Suppose a cop punches a suspect in the face, whips him with a chain, and releases a police dog on him—all after that suspect had been subdued. Should a reasonable officer know that violates someone’s rights?
Such was the query recently before the U.S. Court of Appeals for the Tenth Circuit. This time, fortunately, the panel agreed that the officer should be expected to know this. Things must be bad when this is even at question.
On December 31, 2017, Eric Tyler Vette alleges that he was apprehended by Sgt. Keith Sanders of the Montrose County Sheriff’s Office, who had attempted to pull him over for a warrant check. Vette initially fled. After being subdued by two other officers, Vette claims, Sanders took out his frustration on the arrestee, beating Vette and siccing his police dog, Oxx, on him. Oxx then bit Vette’s shoulder, leaving teeth marks and injuries seen in photos provided to the court.
Sanders claimed qualified immunity, a legal doctrine that makes it difficult to hold state actors accountable when they infringe on your constitutional rights.

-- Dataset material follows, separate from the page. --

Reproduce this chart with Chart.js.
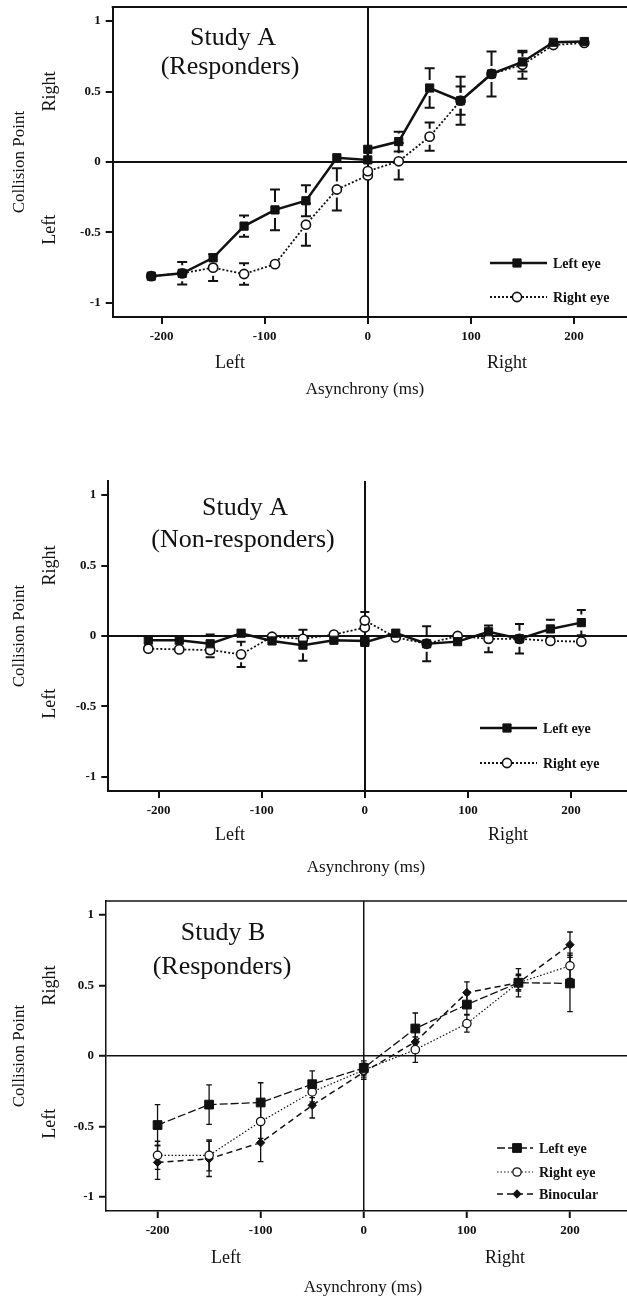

“I think that shows how disconnected [qualified immunity] has become from our common understandings of justice and constitutional policing,” says Ashok Chandran, assistant counsel with the Legal Defense Fund, the firm representing Vette. “Anyone that you’d ask on the street would have a gut reaction that that is something the Constitution doesn’t permit. And yet the protections of qualified immunity have grown so expansive that I think officers in many cases feel like they have a decent shot—and they’re not wrong.”
The Supreme Court conjured qualified immunity decades ago when it decided that government officials can avoid civil rights suits if their alleged misconduct was not “clearly established” in prior case law. In practice, that means plaintiffs lose the ability to bring their cases before juries if they cannot point to a pre-existing court precedent that outlines the details of their case with meticulous exactitude.
It’s supposed to serve as a bulwark against frivolous lawsuits. In fact, it stops a lot more than that. The doctrine has protected two officers who allegedly stole $225,000 while carrying out a search warrant, a cop who left lasting physical damage after kneeing a subdued suspect in the eye 20 to 30 times, a prison guard who hid while an escaped inmate raped a nurse, a cop who ruined a man’s car after conducting a bogus drug search, a cop who shot a 15-year-old, and a cop who shot a 10-year-old, among other cases.
So it’s not difficult to see why Sanders thought he had a chance.
“This court’s precedent…would make it clear to every reasonable officer that punching an arrestee, hitting him in the face with a dog chain, and allowing a police dog to attack him, all after he is subdued, violates the Fourth Amendment,” wrote Circuit Judge Carolyn B. McHugh.
Sanders also sought to dismiss Vette’s claim on factual grounds, highlighting that the plaintiff’s verified complaint went against Sanders’ incident report and affidavit. That is, of course, the sort of he-said/he-said question that we have juries to adjudicate. The photographs were the only pieces of hard evidence before the court, which Sanders said vindicated him. The Tenth Circuit disagreed.
“Although Sergeant Sanders quibbles with the severity of Oxx’s encounter with Mr. Vette, the photographs do not blatantly contradict—and indeed, serve to corroborate—Mr. Vette’s account that Oxx attacked and bit his right shoulder,” writes McHugh. “Sergeant Sanders’s contention that the photographs ‘visibly demonstrate’ that Oxx’s attack was ‘accidental,’ rather than intended by Sergeant Sanders, is even less persuasive.”
In any case, the judge continues, Sanders “will be free to make these arguments to a jury.” Remember: The question at this stage isn’t whether Sanders is guilty; it’s whether his alleged offenses should go to court at all. Rejecting a qualified immunity defense does not ensure a state actor is held accountable, nor does it render any sort of civil judgment on a plaintiff’s behalf. It merely gives that plaintiff the right to file a suit.
Sanders apparently thinks his word alone should have been sufficient evidence of his innocence. Should he wish, he is free to present that argument at trial. “People can be credible if they don’t have corroboration. People can not be credible even if there is corroboration,” says Chandran. “That’s the kind of call that we leave in the American justice system to a jury.”